Sonntag, 21. Juni 2009

Bettelbriefe - Hiiiiiilfe



Sind ab einem gewissen Alter schon keine auf Büttenpapier gebannte Liebesschwüre mehr in unseren Briefkästen zu erwarten, so können wir doch mit mindestens einem Bettelbrief pro Woche fest rechnen. Allein die Liste der ZEWO-zertifizierten Hilfsorganisationen ist ellenlang. Dazu kommen bestimmt noch ebensoviele nicht zertifizierte Abnehmer für unsere Schlechtes-Gewissen-Boni an die sogenannte dritte Welt.

Wer zudem über einen virtuellen Posteingang verfügt - "Datenschutz" sei dank - wird auch da masslos bedient. Würde man jede Spendenanfrage mit Einzahlung von nur 5 Franken beantworten, könnte man sich nach einem halben Jahr mittellos auf einer Parkbank wiederfinden.

Ich finde helfen toll. Hilfe zur Selbsthilfe ist für mich jedoch immer noch die höchste Form der Nächstenliebe. Viele Projekte im Ausland zielen genau darauf ab. Gerade in Sachen Versorgung mit Trinkwasser ist enorm viel getan worden. Alles, was die Ermöglichung von Schulbildung anbelangt, geht ebenfalls in die richtige Richtung!

Übrigens: anders als viele Kiddies der Industrieländer haben diese Kinder tatsächlich begriffen: Wissen ist Macht, Wissen ist unsagbarer, unsichtbarer Reichtum. Sie fechten keine Kämpfe mit den Lehrern aus, sondern öffnen Augen und Ohren und arbeiten fleissig an ihrer Zukunft.

Jeder von uns hätte in seinem Umfeld ebenfalls die Möglichkeit, zu helfen. Solche Hilfe äussert sich nicht zwingend in Franken und Räppli, sondern kann auch mal ganz praktisch sein, indem man jemandem zur Hand geht, die Hand reicht, ein Ohr leiht etc.

Heute hatte ich schon wieder einen Bettelbrief in der Hand. Ich kriege die ja alle noch in dreifacher Ausführung, da ich drei Anschriften habe. Als Motivator vorne das Bild eines armen Afrikanerkindes im Arm seiner Helferin. Da kam mir plötzlich ein irgendwie faszinierend beunruhigender Gedanke.
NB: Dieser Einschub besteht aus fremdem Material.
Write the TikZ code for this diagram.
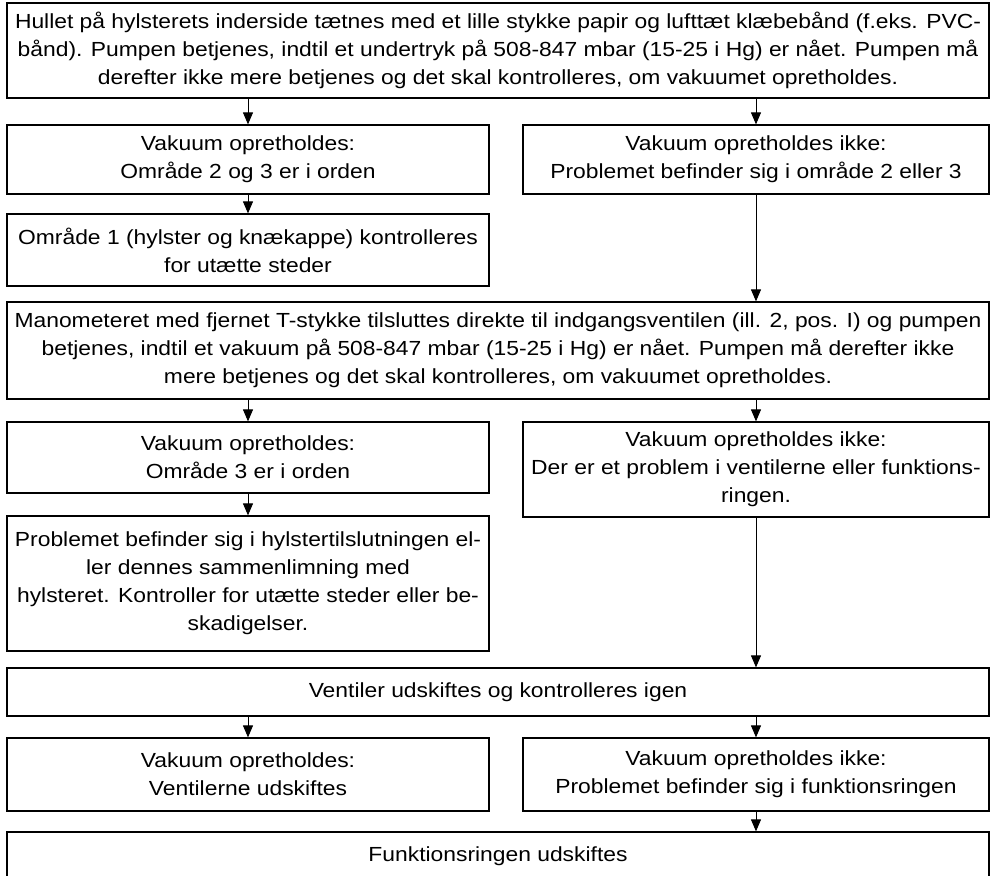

Jede "Hochkultur" ging irgendwann zu Ende, das zumindest erzählt uns die Geschichte, und wie es aussieht, könnte dies mit Amerika und Europa einmal genauso aussehen. Würde nun, sagen wir mal Afrika zu unermesslichem Reichtum kommen - Bodenschätze sind da ja genug vorhanden - wie würden diese Länder sich gegenüber der restlichen Welt verhalten, gegenüber der neuen dritten Welt? Könnte die Korruption endlich zu Grabe getragen werden und mit der Zeit der Gedanke der Nächstenhilfe aufkeimen, erste Blüten tragen oder gar zur Bildung eines Netzwerks führen, wie wir eins aufgebaut haben - zertifiziert oder nicht - zwecks Unterstützung der westlichen Welt? Selbstverständlich könnte die neue "Hochkultur" auch im asiatischen Raum entstehen, oder in Indien!

Alles ist im Wandel, allein darauf ist bekanntlich Verlass. Aber mal ganz ehrlich, was die doch sehr spezielle Frage anbelangt, habe ich da so meine Zweifel, dass das Helfersyndrom übertragbar ist, ebenso ansteckend wie zum Beispiel Gähnen. Es ist nicht einfach, aus einem eingespielten Muster herauszufinden, es sei denn, man werde aufgrund äusserer Umstände herausgefunden. Und genau das könnte uns tatsächlich passieren! Was denken Sie?